Life is fading out of focus - this academic year is nearly done for us and I am beginning to draw together our various activities. My eldest has completed two IGCSEs this year and is aiming to finish a Literature assignment for his "1000 Years of Poetry" course so that he can put it away over the summer. My younger two each did a maths assessment this morning. Having been very excited by the idea of a maths exam, my little girl puffed her way through an hour of angles and I was surprised at the lack of her usual neatness that her work showed. It was only on marking it with her that I reflected on the fact that it was from a Year 7 textbook and she had got pretty much all of it right. (She's 10.) My student contact for the year is nearly over, the marathon is done and there is a sense of completion.

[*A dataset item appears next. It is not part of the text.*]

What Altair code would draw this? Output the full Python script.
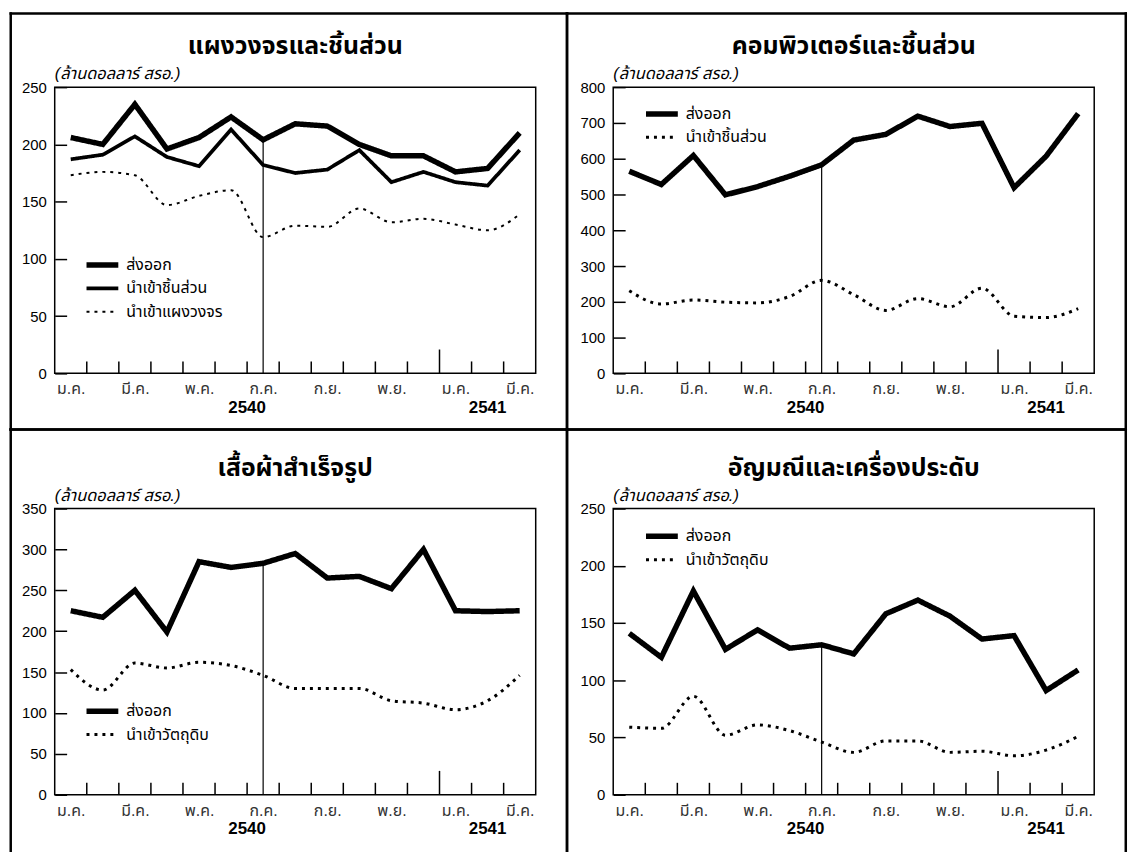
import json
import altair as alt
import pandas as pd

THAI = "Liberation Sans, Noto Sans Thai, Loma, Garuda, Tlwg Typo, Tahoma, sans-serif"
NUM = "Liberation Sans, Arial, sans-serif"

# ---------------- data ----------------
months = ["ม.ค.", "ก.พ.", "มี.ค.", "เม.ย.", "พ.ค.", "มิ.ย.", "ก.ค.",
          "ส.ค.", "ก.ย.", "ต.ค.", "พ.ย.", "ธ.ค.", "ม.ค.", "ก.พ.", "มี.ค."]
month_pos = list(range(1, 16))
label_pos = [1, 3, 5, 7, 9, 11, 13, 15]
years = ["2540", "2541"]
year_pos = [6.5, 14]
tick_pos = [1.5, 2.5, 3.5, 4.5, 5.5, 6.5, 7.5, 8.5, 9.5, 10.5, 11.5, 13.5, 14.5]
year_break = [12.5]
july_pos = 7
unit_label = "(ล้านดอลลาร์ สรอ.)"

titles = ["แผงวงจรและชิ้นส่วน", "คอมพิวเตอร์และชิ้นส่วน",
          "เสื้อผ้าสำเร็จรูป", "อัญมณีและเครื่องประดับ"]

name_export = "ส่งออก"
name_parts = "นำเข้าชิ้นส่วน"
name_circuit = "นำเข้าแผงวงจร"
name_raw = "นำเข้าวัตถุดิบ"

ic_export = [206, 200, 235, 196, 206, 224, 204, 218, 216, 200, 190, 190, 176, 179, 210]
ic_parts = [187, 191, 207, 189, 181, 213, 182, 175, 178, 195, 167, 176, 167, 164, 195]
ic_circuit = [173, 176, 173, 147, 155, 160, 119, 129, 128, 144, 132, 135, 130, 125, 139]

comp_export = [565, 528, 609, 499, 522, 551, 583, 652, 668, 719, 690, 699, 519, 607, 726]
comp_parts = [231, 194, 205, 199, 197, 215, 260, 220, 176, 209, 186, 238, 160, 156, 181]

garment_export = [225, 217, 250, 199, 285, 278, 283, 295, 265, 267, 252, 300, 225, 224, 225]
garment_raw = [153, 128, 161, 155, 162, 158, 146, 130, 130, 130, 115, 112, 104, 115, 146]

gem_export = [141, 120, 178, 127, 144, 128, 131, 123, 158, 170, 156, 136, 139, 91, 109]
gem_raw = [59, 58, 86, 52, 61, 56, 46, 37, 47, 47, 37, 38, 34, 39, 51]

y_max = [250, 800, 350, 250]
y_step = [50, 100, 50, 50]

# ---------------- styles ----------------
W, H = 484, 288
DASH = {"thick": [1, 0], "thin": [1, 0], "dot": [3, 5]}
WIDTH = {"thick": 5.5, "thin": 2, "dot": 3}
BW = 2.5  # panel border width

month_js = json.dumps(months, ensure_ascii=False)


def panel(title, ymax, ystep, series, leg_xy, box, top_row):
    L, R, T, B = box
    rows = []
    for name, vals, style in series:
        for p, v in zip(month_pos, vals):
            rows.append({"m": p, "v": v, "series": name, "style": style})
    df = pd.DataFrame(rows)
    names = [s[0] for s in series]
    dash_range = [DASH[s[2]] for s in series]
    width_range = [WIDTH[s[2]] for s in series]

    leg = alt.Legend(orient="none", legendX=leg_xy[0], legendY=leg_xy[1], title=None,
                     symbolType="stroke", symbolSize=1024, symbolStrokeColor="black",
                     clipHeight=16, rowPadding=7.5, labelFontSize=16, labelFont=THAI,
                     labelOffset=5, labelColor="black", padding=0, labelLimit=400)
    x = alt.X("m:Q", scale=alt.Scale(domain=[0.5, 15.5], nice=False, zero=False),
              axis=alt.Axis(values=label_pos, labelExpr=month_js + "[datum.value - 1]",
                            ticks=False, domain=False, grid=False, title=None,
                            labelFlush=False, labelOverlap=False, labelFontSize=16,
                            labelFont=THAI, labelPadding=7.5, labelColor="#333333"))
    y = alt.Y("v:Q", scale=alt.Scale(domain=[0, ymax], nice=False, zero=True),
              axis=alt.Axis(values=list(range(0, ymax + 1, ystep)), offset=-12, tickSize=12,
                            tickColor="black", tickWidth=1.5, domain=False, grid=False,
                            title=None, labelFlush=False, labelOverlap=False,
                            labelFontSize=15, labelFont=NUM, labelPadding=8.5,
                            labelColor="black"))
    enc = dict(
        x=x, y=y,
        strokeDash=alt.StrokeDash("series:N", scale=alt.Scale(domain=names, range=dash_range), legend=leg),
        strokeWidth=alt.StrokeWidth("series:N", scale=alt.Scale(domain=names, range=width_range), legend=leg),
    )
    solid = alt.Chart(df).transform_filter("datum.style != 'dot'").mark_line(
        color="black", strokeJoin="miter").encode(**enc)
    dotted = alt.Chart(df).transform_filter("datum.style == 'dot'").mark_line(
        color="black", interpolate="monotone").encode(**enc)

    export_vals = series[0][1]
    vline = alt.Chart(pd.DataFrame({"m": [july_pos], "v": [0], "v2": [export_vals[july_pos - 1]]})).mark_rule(
        color="black", strokeWidth=1.2).encode(x=x, y=y, y2="v2:Q")

    ticks = alt.Chart(pd.DataFrame({"m": tick_pos})).mark_rule(color="black", strokeWidth=1.5).encode(
        x=x, y=alt.value(H), y2=alt.value(H - 12))
    tall = alt.Chart(pd.DataFrame({"m": year_break})).mark_rule(color="black", strokeWidth=1.5).encode(
        x=x, y=alt.value(H), y2=alt.value(H - 24))

    yrs = alt.Chart(pd.DataFrame({"year": years, "m": year_pos})).mark_text(
        fontSize=17, fontWeight="bold", font=NUM, baseline="middle", color="black").encode(
        x=x, y=alt.value(323), text="year:N")

    sub = alt.Chart(pd.DataFrame({"t": [unit_label]})).mark_text(
        align="left", baseline="middle", fontStyle="italic", fontSize=16.5, font=THAI,
        color="black").encode(x=alt.value(0), y=alt.value(-13), text="t:N")

    ttl = alt.Chart(pd.DataFrame({"t": [title]})).mark_text(
        align="center", baseline="alphabetic", fontWeight="bold", fontSize=25, font=THAI,
        color="black").encode(x=alt.value(W / 2), y=alt.value(-33), text="t:N")

    frame = pd.DataFrame({"t": [""]})
    border = [
        alt.Chart(frame).mark_rule(color="black", strokeWidth=BW, strokeCap="square").encode(
            x=alt.value(L), x2=alt.value(R), y=alt.value(T)),
        alt.Chart(frame).mark_rule(color="black", strokeWidth=BW, strokeCap="square").encode(
            x=alt.value(L), y=alt.value(T), y2=alt.value(B)),
        alt.Chart(frame).mark_rule(color="black", strokeWidth=BW, strokeCap="square").encode(
            x=alt.value(R), y=alt.value(T), y2=alt.value(B)),
    ]
    if top_row:
        border.append(alt.Chart(frame).mark_rule(color="black", strokeWidth=BW, strokeCap="square").encode(
            x=alt.value(L), x2=alt.value(R), y=alt.value(B)))

    return alt.layer(solid, dotted, vline, ticks, tall, yrs, sub, ttl, *border).properties(
        width=W, height=H)


# panel boxes (left, right, top, bottom) relative to each plot area
box_tl = (-44.25, 515.5, -74, 344.5)
box_tr = (-46.5, 515.75, -74, 344.5)
box_bl = (-44.25, 515.5, -79.5, 345)
box_br = (-46.5, 515.75, -79.5, 345)

p1 = panel(titles[0], y_max[0], y_step[0],
           [(name_export, ic_export, "thick"), (name_parts, ic_parts, "thin"),
            (name_circuit, ic_circuit, "dot")], (29, 171), box_tl, True)
p2 = panel(titles[1], y_max[1], y_step[1],
           [(name_export, comp_export, "thick"), (name_parts, comp_parts, "dot")], (30, 19), box_tr, True)
p3 = panel(titles[2], y_max[2], y_step[2],
           [(name_export, garment_export, "thick"), (name_raw, garment_raw, "dot")], (29, 196), box_bl, False)
p4 = panel(titles[3], y_max[3], y_step[3],
           [(name_export, gem_export, "thick"), (name_raw, gem_raw, "dot")], (30, 20), box_br, False)

chart = alt.concat(p1, p2, p3, p4, columns=2, spacing={"row": 136, "column": 78},
                   bounds="flush").resolve_scale(
    x="independent", y="independent", strokeDash="independent", strokeWidth="independent"
).resolve_legend(strokeDash="independent", strokeWidth="independent").resolve_axis(
    x="independent", y="independent"
).configure_view(stroke="black", strokeWidth=1.5).properties(padding=0, background="white")

chart.save("out.html", embed_options={"renderer": "svg", "actions": False})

At the same time, my thoughts are turning to the future. My partner and I are in the process of transforming our tutoring into a business and launching my English teaching here in the Dales and I am beginning to put together my part-time teaching timetable for September. I am about to start exam marking and have just this morning seen a working-from-home opportunity in a local sixth form college which I will be applying for. I am considering options for the childrens' studies for next year, including Open Learn self-study courses available from the Open University and finding centres where the children would be able to take a Modern Foreign Language IGCSE and my two boys are busy planning our schedule for this coming Thursday when we will be at the Oxford University Open Day visiting the English and Engineering departments.
The image I have is of a slide-show, where one picture blurs into the next. For a while nothing is clear, it is just a mess of colour. The old picture is going and the new is not year clear. I feel as if I am living within the blur.